======== RAW DATA
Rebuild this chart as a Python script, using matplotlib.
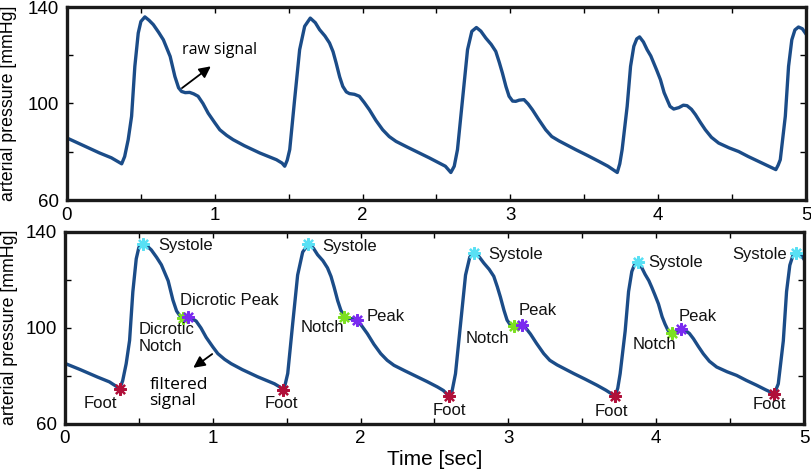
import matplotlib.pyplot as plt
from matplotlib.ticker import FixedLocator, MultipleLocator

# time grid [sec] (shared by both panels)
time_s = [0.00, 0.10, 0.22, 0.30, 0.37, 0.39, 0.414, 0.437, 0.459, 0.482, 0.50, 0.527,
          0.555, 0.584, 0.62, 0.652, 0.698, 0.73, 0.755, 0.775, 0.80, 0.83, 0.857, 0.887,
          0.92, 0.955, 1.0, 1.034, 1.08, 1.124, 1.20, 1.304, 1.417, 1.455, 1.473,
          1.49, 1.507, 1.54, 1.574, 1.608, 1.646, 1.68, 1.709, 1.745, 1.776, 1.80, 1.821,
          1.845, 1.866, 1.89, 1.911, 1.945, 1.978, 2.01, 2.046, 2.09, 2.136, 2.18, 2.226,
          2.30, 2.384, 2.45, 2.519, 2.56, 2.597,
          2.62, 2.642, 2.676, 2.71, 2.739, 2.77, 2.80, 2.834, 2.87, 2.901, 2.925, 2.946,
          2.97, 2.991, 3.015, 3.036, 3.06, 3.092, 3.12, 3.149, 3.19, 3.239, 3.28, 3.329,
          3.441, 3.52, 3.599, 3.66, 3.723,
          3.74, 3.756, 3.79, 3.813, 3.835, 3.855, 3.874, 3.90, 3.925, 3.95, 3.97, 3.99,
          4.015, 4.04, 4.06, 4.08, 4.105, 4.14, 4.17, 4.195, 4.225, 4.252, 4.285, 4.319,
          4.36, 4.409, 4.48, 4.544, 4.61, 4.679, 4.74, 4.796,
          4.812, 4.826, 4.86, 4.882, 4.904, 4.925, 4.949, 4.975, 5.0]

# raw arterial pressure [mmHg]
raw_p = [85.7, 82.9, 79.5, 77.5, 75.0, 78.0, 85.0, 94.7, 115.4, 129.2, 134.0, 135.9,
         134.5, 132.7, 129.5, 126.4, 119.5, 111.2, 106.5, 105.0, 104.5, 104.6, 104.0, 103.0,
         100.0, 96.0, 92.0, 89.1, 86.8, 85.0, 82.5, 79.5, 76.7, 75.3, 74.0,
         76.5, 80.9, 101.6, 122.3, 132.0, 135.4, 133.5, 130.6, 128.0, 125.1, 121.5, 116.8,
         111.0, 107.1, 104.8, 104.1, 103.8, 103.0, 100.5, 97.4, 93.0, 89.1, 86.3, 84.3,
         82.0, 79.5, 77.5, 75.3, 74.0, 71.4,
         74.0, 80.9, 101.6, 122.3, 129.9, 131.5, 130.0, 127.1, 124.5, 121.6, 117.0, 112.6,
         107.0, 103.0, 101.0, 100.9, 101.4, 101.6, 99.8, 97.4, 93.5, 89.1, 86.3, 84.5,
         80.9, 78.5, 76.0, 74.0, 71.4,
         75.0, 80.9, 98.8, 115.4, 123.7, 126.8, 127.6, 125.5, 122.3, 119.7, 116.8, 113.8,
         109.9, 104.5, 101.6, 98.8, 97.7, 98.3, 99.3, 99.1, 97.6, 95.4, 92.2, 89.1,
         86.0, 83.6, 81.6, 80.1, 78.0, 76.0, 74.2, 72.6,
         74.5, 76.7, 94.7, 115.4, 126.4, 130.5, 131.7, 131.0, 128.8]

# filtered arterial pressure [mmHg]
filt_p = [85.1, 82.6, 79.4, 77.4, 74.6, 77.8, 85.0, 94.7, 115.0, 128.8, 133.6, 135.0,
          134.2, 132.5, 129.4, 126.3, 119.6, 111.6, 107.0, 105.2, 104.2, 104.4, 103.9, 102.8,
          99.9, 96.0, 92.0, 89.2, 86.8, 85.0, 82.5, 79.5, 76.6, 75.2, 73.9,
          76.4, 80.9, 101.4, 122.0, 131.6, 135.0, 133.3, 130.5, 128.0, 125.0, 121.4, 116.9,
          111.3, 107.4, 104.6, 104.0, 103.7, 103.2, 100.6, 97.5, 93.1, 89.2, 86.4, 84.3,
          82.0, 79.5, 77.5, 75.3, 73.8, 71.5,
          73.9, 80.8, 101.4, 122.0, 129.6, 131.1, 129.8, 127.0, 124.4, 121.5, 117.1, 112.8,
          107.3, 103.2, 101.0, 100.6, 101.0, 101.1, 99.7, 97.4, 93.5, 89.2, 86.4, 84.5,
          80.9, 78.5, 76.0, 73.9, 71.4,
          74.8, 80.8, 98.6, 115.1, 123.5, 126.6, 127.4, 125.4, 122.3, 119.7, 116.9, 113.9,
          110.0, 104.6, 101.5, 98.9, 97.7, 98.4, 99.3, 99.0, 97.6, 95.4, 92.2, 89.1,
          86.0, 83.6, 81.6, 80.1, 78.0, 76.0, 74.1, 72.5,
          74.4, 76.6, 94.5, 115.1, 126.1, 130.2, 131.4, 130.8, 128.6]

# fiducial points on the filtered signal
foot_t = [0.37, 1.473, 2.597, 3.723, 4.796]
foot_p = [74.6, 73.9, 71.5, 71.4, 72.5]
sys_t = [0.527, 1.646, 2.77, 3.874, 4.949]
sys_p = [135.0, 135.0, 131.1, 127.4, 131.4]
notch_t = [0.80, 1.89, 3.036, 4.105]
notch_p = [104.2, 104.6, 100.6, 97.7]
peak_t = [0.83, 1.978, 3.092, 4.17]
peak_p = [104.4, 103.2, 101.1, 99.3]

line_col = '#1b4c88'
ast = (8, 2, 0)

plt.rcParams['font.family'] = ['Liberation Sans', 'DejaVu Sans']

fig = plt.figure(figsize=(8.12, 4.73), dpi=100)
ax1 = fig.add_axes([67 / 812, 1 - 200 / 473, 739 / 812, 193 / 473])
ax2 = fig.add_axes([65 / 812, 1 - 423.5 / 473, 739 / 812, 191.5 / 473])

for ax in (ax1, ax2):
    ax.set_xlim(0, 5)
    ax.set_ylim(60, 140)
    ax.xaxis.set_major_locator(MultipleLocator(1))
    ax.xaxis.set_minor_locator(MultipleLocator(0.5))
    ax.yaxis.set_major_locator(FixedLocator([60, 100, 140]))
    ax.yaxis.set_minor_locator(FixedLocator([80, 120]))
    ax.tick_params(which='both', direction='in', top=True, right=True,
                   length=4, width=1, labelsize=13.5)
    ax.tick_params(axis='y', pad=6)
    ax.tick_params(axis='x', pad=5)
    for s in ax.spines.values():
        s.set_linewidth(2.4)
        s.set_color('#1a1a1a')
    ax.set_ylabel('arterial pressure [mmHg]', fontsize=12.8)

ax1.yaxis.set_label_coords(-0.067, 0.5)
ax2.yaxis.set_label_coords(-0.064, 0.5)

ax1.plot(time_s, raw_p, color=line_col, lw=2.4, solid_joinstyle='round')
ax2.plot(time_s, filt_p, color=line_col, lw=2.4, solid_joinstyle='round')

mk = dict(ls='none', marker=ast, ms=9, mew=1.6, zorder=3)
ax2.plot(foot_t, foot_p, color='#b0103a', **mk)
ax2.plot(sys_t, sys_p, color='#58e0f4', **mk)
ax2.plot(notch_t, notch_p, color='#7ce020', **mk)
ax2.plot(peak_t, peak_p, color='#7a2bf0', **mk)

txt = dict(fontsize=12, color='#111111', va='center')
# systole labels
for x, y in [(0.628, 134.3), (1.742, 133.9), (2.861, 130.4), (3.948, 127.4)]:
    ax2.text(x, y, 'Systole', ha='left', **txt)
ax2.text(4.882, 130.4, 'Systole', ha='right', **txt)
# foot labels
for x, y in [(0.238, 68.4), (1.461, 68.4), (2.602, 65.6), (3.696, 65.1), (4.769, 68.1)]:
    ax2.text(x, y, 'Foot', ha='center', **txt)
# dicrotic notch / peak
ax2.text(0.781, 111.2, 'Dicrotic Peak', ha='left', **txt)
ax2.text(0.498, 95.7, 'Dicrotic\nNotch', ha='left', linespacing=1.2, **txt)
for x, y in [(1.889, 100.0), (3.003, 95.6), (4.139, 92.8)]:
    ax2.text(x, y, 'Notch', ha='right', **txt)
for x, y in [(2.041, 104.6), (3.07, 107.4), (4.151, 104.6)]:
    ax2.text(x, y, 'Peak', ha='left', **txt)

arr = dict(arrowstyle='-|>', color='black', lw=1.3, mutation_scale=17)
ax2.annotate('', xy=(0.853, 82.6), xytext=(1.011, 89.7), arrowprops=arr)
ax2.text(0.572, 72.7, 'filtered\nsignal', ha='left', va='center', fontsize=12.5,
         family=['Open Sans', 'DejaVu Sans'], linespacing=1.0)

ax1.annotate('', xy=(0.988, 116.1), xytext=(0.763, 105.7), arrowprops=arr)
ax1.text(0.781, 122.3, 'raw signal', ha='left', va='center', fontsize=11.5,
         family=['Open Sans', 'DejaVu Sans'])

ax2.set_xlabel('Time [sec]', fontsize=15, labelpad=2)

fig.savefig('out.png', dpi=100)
================
REQUIREMENT: Set the lines above down again, word for word, from the first through the one containing "from matplotlib.ticker import"; pictures excluded.

SOLUTION TO THIS TASK:
Rebuild this chart as a Python script, using matplotlib.
import matplotlib.pyplot as plt
from matplotlib.ticker import FixedLocator, MultipleLocator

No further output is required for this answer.